The Power of the Dog

Jane Champion’s gorgeous western is another masterpiece from her.

“The Power of the Dog” is a western with neither bank robbers nor gunfights, but a vivid character study when people reflect on their lives and never settle for easy story formulas. There’s a mean rancher, a nice guy, his meek wife, and her sensitive son, and as the story unfolds, we see these characters grasp with their own human nature.

The movie, released by Netflix and based on Thomas Savage’s novel, was written for the screen and directed by Jane Campion, best known for “The Piano,” and this would be her first feature since “Bright Star.” Here, she provides empathy and darkness within the characters and screenplay.

I saw it twice, with the second time being at the New York Film Festival, and I enjoyed it even more a second time. In fact, I want to see it again.

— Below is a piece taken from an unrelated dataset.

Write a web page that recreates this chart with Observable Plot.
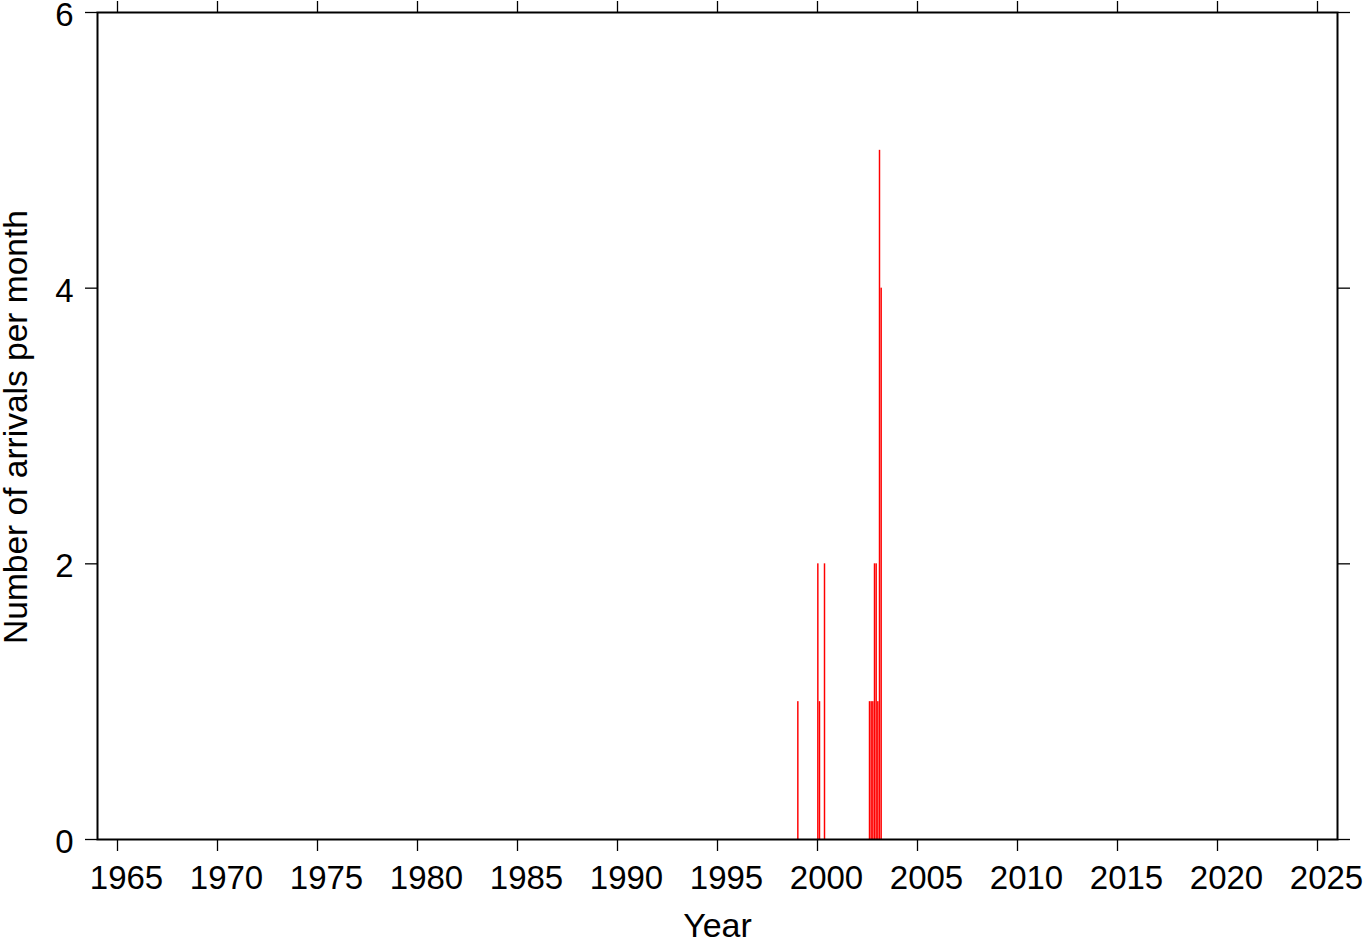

The story takes place in Montana, 1925 (filmed in New Zealand). Benedict Cumberbatch gives a nomination worthy performance as a charismatic and mean-spirited rancher, named Phil Burbank while Jesse Plemons plays his kinder brother George, whom he likes to call “Fatso.” Phil is a dick to other people and his horse and often talks about his deceased hero Broncho Henry, while George marries the widowed restaurant and rooming house owner Rose Gordon (Kirsten Dunst), who has a sensitive son named Peter (Kodi Smit-McPhee).

Rose is also a former actress and pianist, who tries to get her fingers on the keyboard, but is intimated by Phil because she can’t remember how to play her song, which resorts her into drinking again. And Peter is often teased by Phil and his men for his gentle mannerisms and how he makes paper flowers, while he prefers to be in seclusion. However, as Phil spends some time with Peter, he learns to connect with him.

Cumberbatch gives one of his best performances in the ways he eases into his character and uses his words and tone to keep everyone in line. Matter of fact, he threatens a group of musicians in one scene, and bonds with the boy in his own ways. Smit-McPhee shines in an almost similar aspect as Lucas Hedges in “Manchester by the Sea” in the ways he convinces us of his good nature and goals of being a doctor (certain practice scenes might hurt you). Dunst and Plemons (both an engaged couple) have their moments of sentimentality-how they meet and how they live the life of a married couple with a jerk like Phil to deal with.

The supporting actors also include Thomasin McKenzie as a young maid, Genevieve Lemon as an older maid, Keith Carradine as the governor, and Peter Caroll and Frances Conroy as Phil and George’s parents.

As with “The Piano,” this movie shares its affection for music and characters, as we see Rose trying to get her tune back on the piano. And it also shows us the different types of characters merging together with first-rate performances. Phil is mean, George is nice, Rose is timid, and Peter is sensitive. Under Campion’s guidance, we really see these characters and how life treats them for better or worse.

Some of the movie’s best shots, photographed by Ari Wegner, feature Phil getting his horse to move and how Peter intends to become a doctor, and I love the image of blood drops on some windy grass. Some of the scenes can be a bit insensitive for certain viewers, but most of the movie blows Campion to reflect on some of the best westerns like “The Good, The Bad, and The Ugly.” And the score, composed by the affective Johnny Greenwood, keeps the tone of the movie through its emotions.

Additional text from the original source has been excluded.